Intel (NASDAQ:INTC) announced on Tuesday that it was completing a secondary stock sale for its investment in Mobileye Global (MBLY), a company that focuses on the development of advanced driver-assistance systems. The secondary stock sale comes at a time when Intel’s core business is under intense pressure from a decline in consumer demand for PCs, Notebooks and tablets. According to Gartner, PC shipments declined 30% in the first-quarter of 2023, showing an accelerating decline of shipments compared to the fourth-quarter (shipments declined 28.5% in Q4’22). Since Intel owns a considerable share in the start-up and Mobileye Global’s shares are now expensive based off of P/E, investors may see further stock offerings as Intel is cashing in on the AI boom.
Second stock offering and Mobileye Global outperformance
Intel bought Mobileye Global, an Israel-based start-up focused on self-driving technology in 2017, for $15.3B. Intel listed Mobileye Global on the stock market as an independent enterprise in the fourth-quarter of 2022, raising $861M from the IPO. Intel owns approximately 94% of Mobileye Global (Source) and owns the majority of Class B shares which have ten times the voting rights than Mobileye Global’s Class A shares.
Shares of Mobileye Global soared 37% on their first day of trading and have greatly out-performed shares of Intel which have suffered from broad-based weakness in demand for consumer electronics products as well as excess inventories in the PC industry. While Intel’s shares have not performed well, Mobileye Global benefited from buzz around artificial intelligence applications. Nvidia’s blow-out outlook for Q2 due to exploding demand for AI chips (which are used in the autonomous driving industry) has further stoked hopes of massive growth for companies that are involved with this emerging technology, including Mobileye Global. Therefore, it makes sense for Intel to cash in on the AI buzz and sell some of its significant Mobileye Global’s shareholding into the strength.
Intel announced on Monday that it was selling 35M of its Class A shares for an estimated $1.5B in a secondary stock offering. All proceeds from the stock offering will go to Intel with Mobileye not receiving any proceeds.
Mobileye Global has been a bright spot for Intel in the last quarter that has seen steep declines in revenues due to the contraction in the consumer PC market. Mobileye Global generated $458M in net revenues for Intel in Q1’23, showing 16% year over year growth and the autonomous driving company made a positive operating income distribution of $123M in the most recent quarter.

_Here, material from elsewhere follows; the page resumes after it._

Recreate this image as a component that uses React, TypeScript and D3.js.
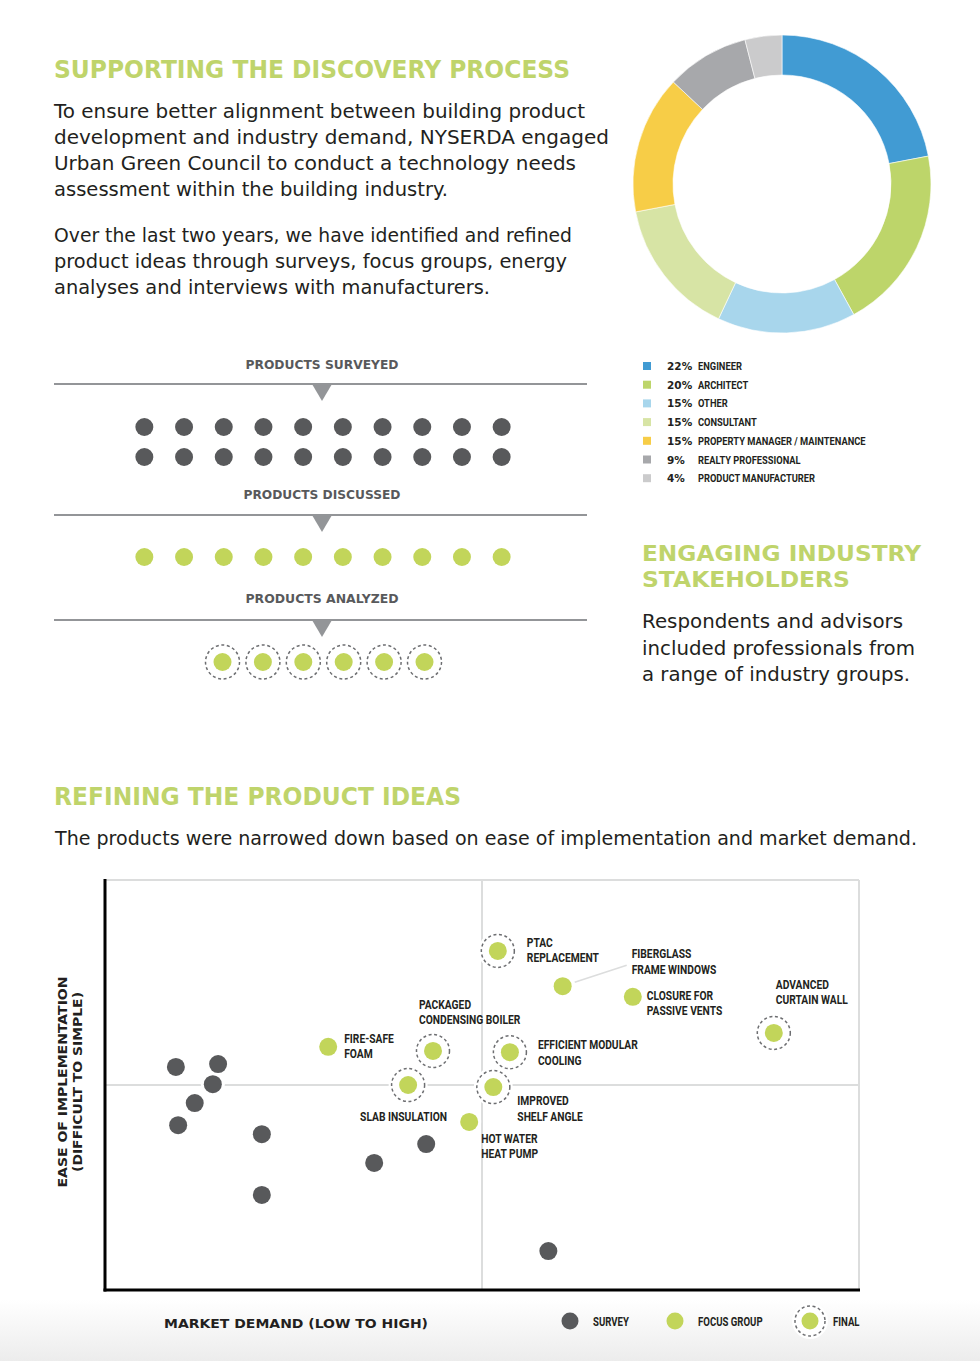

Intel has said that it was going to use net proceeds from its Mobileye Global IPO to build out its chip making capacity and become a foundry. Building foundries is capital intensive and although Intel has a considerable amount of cash on its balance sheet, I can see Intel offering more Mobileye Global’s shares in subsequent secondary stock offerings. Intel had more than $8.2B in cash on its balance sheet at the end of Q1’23 and the stock offering is set to add another $1.5B to this cash pile.
Intel’s and Mobileye Global’s valuation
I can see Intel offer more shares for Mobileye Global in the coming months or quarters as the current hype surrounding artificial intelligence has led to strong price appreciation for those companies that are active in the space… which makes it a good time for Intel to cash in on the AI buzz. Mobileye Global’s shares is now highly valued with a P/E ratio of 50X while Intel itself is trading at a P/E ratio of 17.5X.
Mobileye Global also has much stronger top line growth prospects than Intel. Mobileye Global is expected to see 13% top line growth this year and 32% revenue growth in FY 2024 as more car companies are set to include autonomous driving technology. Intel, on the other hand, has much less attractive growth prospects with consensus estimates calling for (18)% revenue growth in FY 2023 and 13% in FY 2024.
Risks with Intel
The biggest risk for Intel, as I see it, is the continual degradation of the consumer electronics market which has seen a sharp fall in shipments of PCs, notebooks and tablets in the last year. There is also a considerable risk that Intel will have to cut its dividend if free cash flow does not recover. What would change my mind about Intel is if the company reported a stabilization of its revenues and saw a positive EPS revision trend.
Final thoughts
Intel’s secondary stock offering of Mobileye Global shares shows that the company is looking for ways to cash in on the AI buzz which has captured the imagination of investors, especially after Nvidia presented its blow-out outlook for the second fiscal quarter due to enormous demand for its artificial intelligence chips. As Intel transitions to build more foundries going forward and given the high valuations of companies such as Mobileye Global that are at the very center of the emerging AI revolution, I believe Intel is going to offer even more shares of Mobileye Global in the near future. Intel’s prospects, however, have not changed very much for because of the secondary stock offering and I continue to rate Intel as a sell due to demand weakness, top line pressure in its core market and dividend risks.